Cumhurbaşkanlığı Yatırım Ofisi ve YASED işbirliğiyle hazırlanan “Türkiye Yüzyılında Uluslararası Doğrudan Yatırımlar” kitabı, Türkiye'deki yabancı yatırımların 100 yıllık tarihini ele alıyor. Kitabın tanıtım toplantısı İstanbul Finans Merkezi’nde gerçekleştirildi.
Türkiye'ye Yabancı Yatırımların Etkisi
Cumhurbaşkanlığı Yatırım Ofisi Başkanı Burak Dağlıoğlu, Türkiye'nin yatırım fırsatlarını ve potansiyelini vurgulayarak, 2003'ten beri uluslararası doğrudan yatırımda hızlı bir artış olduğunu belirtti. Bu artışın, Türkiye ekonomisine önemli katkılar sağladığına dikkat çekti. Dağlıoğlu, dijital ve konvansiyonel mecralarda 360 derece iletişim stratejisiyle çalıştıklarını ve YASED üyelerinin değerli katkılarıyla bu önemli projeyi hayata geçirdiklerini ifade etti. Kitabın, Türkiye'ye güvenenlerin başarı hikayelerini, şirketlerin kendi kalemlerinden aktardığını söyledi. Türkiye’nin iş yapma ortamının dinamik yapısını gösteren sektörler arası çeşitlilik ve küresel pazardaki rekabet gücüne de değindi. Ayrıca, kitabın hazırlanmasında emeği geçen herkese teşekkürlerini iletti.
Cari Açığın Finansmanı ve İhracat
Dağlıoğlu, 2003'ten bugüne uluslararası doğrudan yatırımların cari açığın %40'ını finanse ettiğini açıkladı. Bu durumun, sağlıklı bir finansman yönetimini gösterdiğini vurguladı. Türkiye'nin ekonomik politikalarında ihracatın merkezde olduğunu belirterek, 2021 yılına kadar ihracatın yıllık ortalama %30'unun uluslararası sermaye şirketleri tarafından gerçekleştirildiğini ifade etti. Bu rakam, doğrudan ihracatı temsil etmektedir ve çarpan etkisini içermemektedir. Ülke ekonomisinin güçlü bir şekilde büyümesi için yabancı yatırımların önemine değindi. Devam eden bu yatırımların Türkiye’nin küresel rekabet gücünü artıracağına inanıyor.

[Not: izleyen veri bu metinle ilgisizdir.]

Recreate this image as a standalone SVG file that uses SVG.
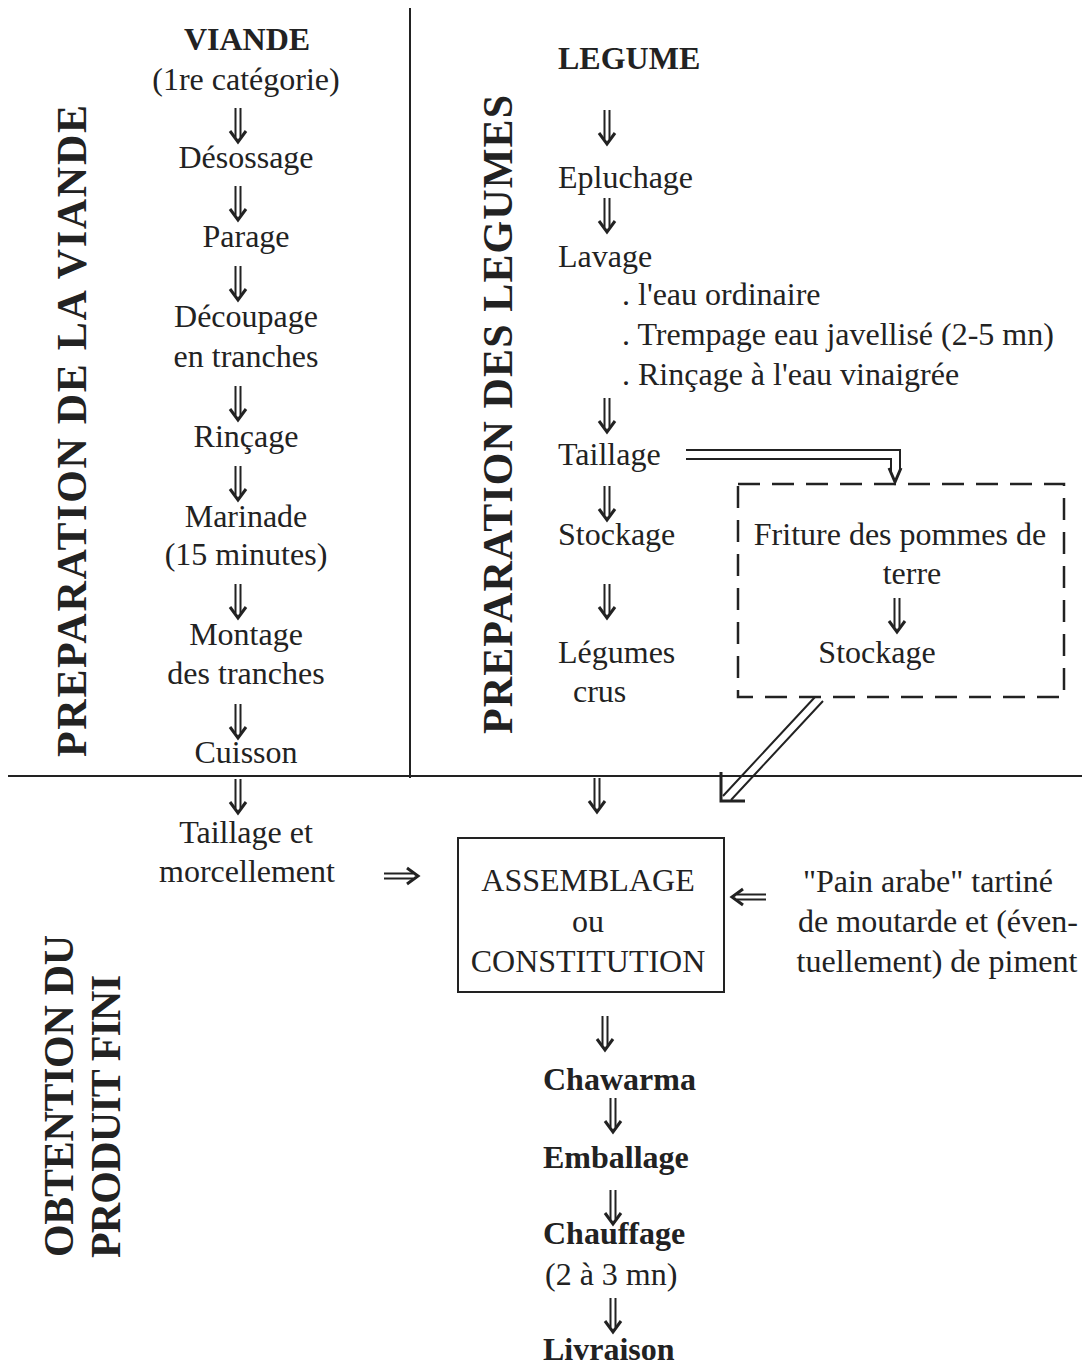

İstihdam ve AR-GE Yatırımları
Türkiye'de istihdamın önemine değinen Dağlıoğlu, uluslararası sermaye şirketlerinin özel sektör istihdamının %8,8'ini oluşturduğunu belirtti. Bu durumun, ülke ekonomisine büyük bir katkı sağladığını ifade etti. Teknoloji, AR-GE ve tasarımın önemini vurgulayan Dağlıoğlu, özel sektörün AR-GE harcamalarının %30'unun uluslararası sermaye şirketlerinden geldiğini açıkladı. Türkiye'de 727 uluslararası sermayeli şirketin AR-GE veya tasarım merkezi faaliyetleri yürüttüğünü ve bunun ümit verici bir gösterge olduğunu dile getirdi. Bu şirketlerin teknoparklarda veya kendi lisanslı alanlarında çalışmalarını sürdürdüklerini belirtti. Yabancı şirketlerin bu yatırımlarının Türkiye'nin inovasyon ekosistemini güçlendirdiğine değindi.